--- start of Source material ---

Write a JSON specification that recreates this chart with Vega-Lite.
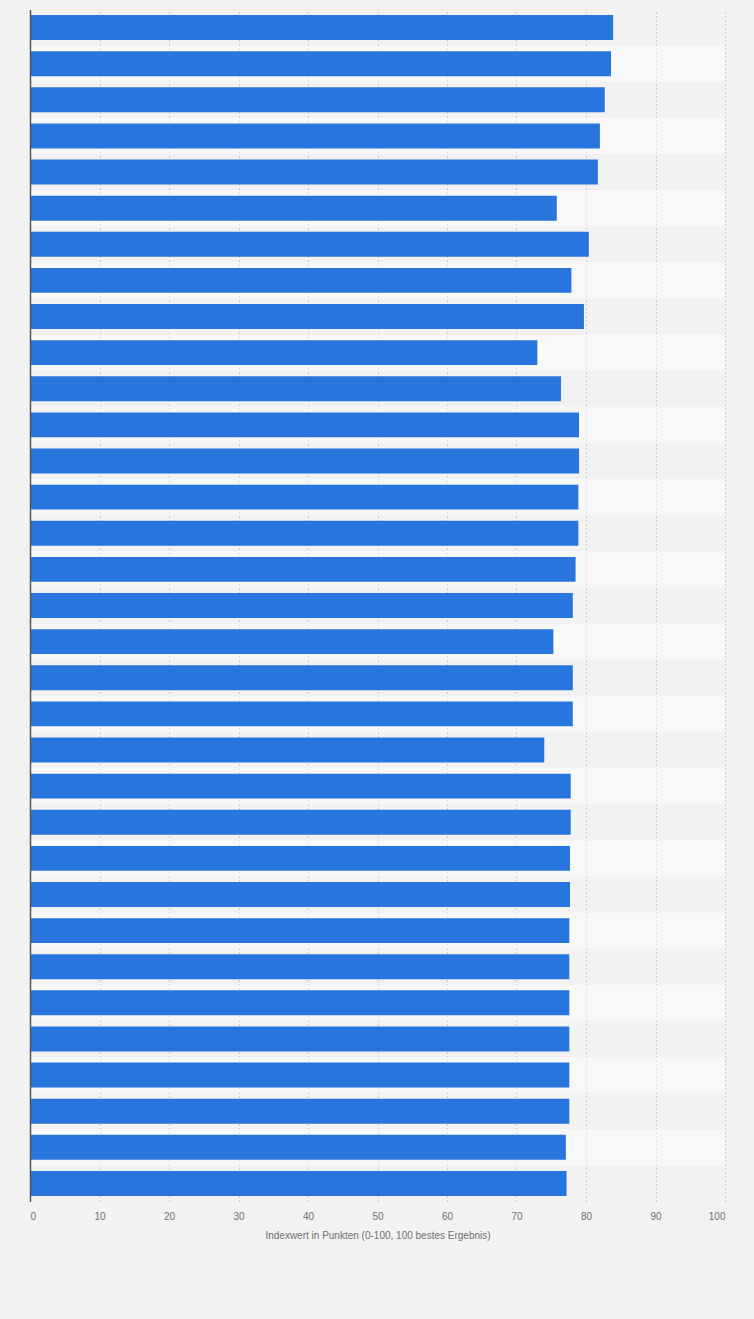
{
  "$schema": "https://vega.github.io/schema/vega-lite/v6.json",
  "width": 695,
  "height": 1192,
  "autosize": {"type": "none"},
  "padding": {"left": 30, "top": 9.5, "right": 29, "bottom": 117.5},
  "background": "#f2f2f2",
  "data": {
    "values": [
      {"Rang": 1, "Index": 83.9},
      {"Rang": 2, "Index": 83.6},
      {"Rang": 3, "Index": 82.7},
      {"Rang": 4, "Index": 82.0},
      {"Rang": 5, "Index": 81.7},
      {"Rang": 6, "Index": 75.8},
      {"Rang": 7, "Index": 80.4},
      {"Rang": 8, "Index": 77.9},
      {"Rang": 9, "Index": 79.7},
      {"Rang": 10, "Index": 73.0},
      {"Rang": 11, "Index": 76.4},
      {"Rang": 12, "Index": 79.0},
      {"Rang": 13, "Index": 79.0},
      {"Rang": 14, "Index": 78.9},
      {"Rang": 15, "Index": 78.9},
      {"Rang": 16, "Index": 78.5},
      {"Rang": 17, "Index": 78.1},
      {"Rang": 18, "Index": 75.3},
      {"Rang": 19, "Index": 78.1},
      {"Rang": 20, "Index": 78.1},
      {"Rang": 21, "Index": 74.0},
      {"Rang": 22, "Index": 77.8},
      {"Rang": 23, "Index": 77.8},
      {"Rang": 24, "Index": 77.7},
      {"Rang": 25, "Index": 77.7},
      {"Rang": 26, "Index": 77.6},
      {"Rang": 27, "Index": 77.6},
      {"Rang": 28, "Index": 77.6},
      {"Rang": 29, "Index": 77.6},
      {"Rang": 30, "Index": 77.6},
      {"Rang": 31, "Index": 77.6},
      {"Rang": 32, "Index": 77.1},
      {"Rang": 33, "Index": 77.2}
    ]
  },
  "encoding": {
    "y": {
      "field": "Rang",
      "type": "ordinal",
      "scale": {"paddingInner": 0, "paddingOuter": 0},
      "axis": {
        "title": null,
        "labels": false,
        "ticks": false,
        "grid": false,
        "domain": true,
        "domainColor": "#555555",
        "domainWidth": 1.5
      }
    }
  },
  "layer": [
    {
      "transform": [{"filter": "datum.Rang % 2 == 0"}],
      "mark": {"type": "rect", "color": "#ffffff", "opacity": 0.45},
      "encoding": {
        "x": {"datum": 0, "type": "quantitative"},
        "x2": {"datum": 100}
      }
    },
    {
      "mark": {"type": "bar", "color": "#2876dd", "height": {"band": 0.69}},
      "encoding": {
        "x": {
          "field": "Index",
          "type": "quantitative",
          "title": "Indexwert in Punkten (0-100, 100 bestes Ergebnis)",
          "scale": {"domain": [0, 100], "nice": false},
          "axis": {
            "values": [0, 10, 20, 30, 40, 50, 60, 70, 80, 90, 100],
            "labelFlush": true,
            "labelPadding": 10,
            "labelFontSize": 10,
            "labelColor": "#707070",
            "labelFont": "Liberation Sans",
            "titleFont": "Liberation Sans",
            "titleFontSize": 10,
            "titleFontWeight": "normal",
            "titleColor": "#707070",
            "titlePadding": 9,
            "domain": false,
            "ticks": false,
            "grid": true,
            "gridColor": "#cccccc",
            "gridDash": [2, 2],
            "gridWidth": 1
          }
        },
        "tooltip": [
          {"field": "Rang", "type": "ordinal"},
          {"field": "Index", "type": "quantitative"}
        ]
      }
    }
  ],
  "config": {
    "view": {"stroke": null}
  }
}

--- end of Source material ---

**Request**
The data above should be repeated exactly, minus any pictures.

**Complete answer**
Write a JSON specification that recreates this chart with Vega-Lite.
{
  "$schema": "https://vega.github.io/schema/vega-lite/v6.json",
  "width": 695,
  "height": 1192,
  "autosize": {"type": "none"},
  "padding": {"left": 30, "top": 9.5, "right": 29, "bottom": 117.5},
  "background": "#f2f2f2",
  "data": {
    "values": [
      {"Rang": 1, "Index": 83.9},
      {"Rang": 2, "Index": 83.6},
      {"Rang": 3, "Index": 82.7},
      {"Rang": 4, "Index": 82.0},
      {"Rang": 5, "Index": 81.7},
      {"Rang": 6, "Index": 75.8},
      {"Rang": 7, "Index": 80.4},
      {"Rang": 8, "Index": 77.9},
      {"Rang": 9, "Index": 79.7},
      {"Rang": 10, "Index": 73.0},
      {"Rang": 11, "Index": 76.4},
      {"Rang": 12, "Index": 79.0},
      {"Rang": 13, "Index": 79.0},
      {"Rang": 14, "Index": 78.9},
      {"Rang": 15, "Index": 78.9},
      {"Rang": 16, "Index": 78.5},
      {"Rang": 17, "Index": 78.1},
      {"Rang": 18, "Index": 75.3},
      {"Rang": 19, "Index": 78.1},
      {"Rang": 20, "Index": 78.1},
      {"Rang": 21, "Index": 74.0},
      {"Rang": 22, "Index": 77.8},
      {"Rang": 23, "Index": 77.8},
      {"Rang": 24, "Index": 77.7},
      {"Rang": 25, "Index": 77.7},
      {"Rang": 26, "Index": 77.6},
      {"Rang": 27, "Index": 77.6},
      {"Rang": 28, "Index": 77.6},
      {"Rang": 29, "Index": 77.6},
      {"Rang": 30, "Index": 77.6},
      {"Rang": 31, "Index": 77.6},
      {"Rang": 32, "Index": 77.1},
      {"Rang": 33, "Index": 77.2}
    ]
  },
  "encoding": {
    "y": {
      "field": "Rang",
      "type": "ordinal",
      "scale": {"paddingInner": 0, "paddingOuter": 0},
      "axis": {
        "title": null,
        "labels": false,
        "ticks": false,
        "grid": false,
        "domain": true,
        "domainColor": "#555555",
        "domainWidth": 1.5
      }
    }
  },
  "layer": [
    {
      "transform": [{"filter": "datum.Rang % 2 == 0"}],
      "mark": {"type": "rect", "color": "#ffffff", "opacity": 0.45},
      "encoding": {
        "x": {"datum": 0, "type": "quantitative"},
        "x2": {"datum": 100}
      }
    },
    {
      "mark": {"type": "bar", "color": "#2876dd", "height": {"band": 0.69}},
      "encoding": {
        "x": {
          "field": "Index",
          "type": "quantitative",
          "title": "Indexwert in Punkten (0-100, 100 bestes Ergebnis)",
          "scale": {"domain": [0, 100], "nice": false},
          "axis": {
            "values": [0, 10, 20, 30, 40, 50, 60, 70, 80, 90, 100],
            "labelFlush": true,
            "labelPadding": 10,
            "labelFontSize": 10,
            "labelColor": "#707070",
            "labelFont": "Liberation Sans",
            "titleFont": "Liberation Sans",
            "titleFontSize": 10,
            "titleFontWeight": "normal",
            "titleColor": "#707070",
            "titlePadding": 9,
            "domain": false,
            "ticks": false,
            "grid": true,
            "gridColor": "#cccccc",
            "gridDash": [2, 2],
            "gridWidth": 1
          }
        },
        "tooltip": [
          {"field": "Rang", "type": "ordinal"},
          {"field": "Index", "type": "quantitative"}
        ]
      }
    }
  ],
  "config": {
    "view": {"stroke": null}
  }
}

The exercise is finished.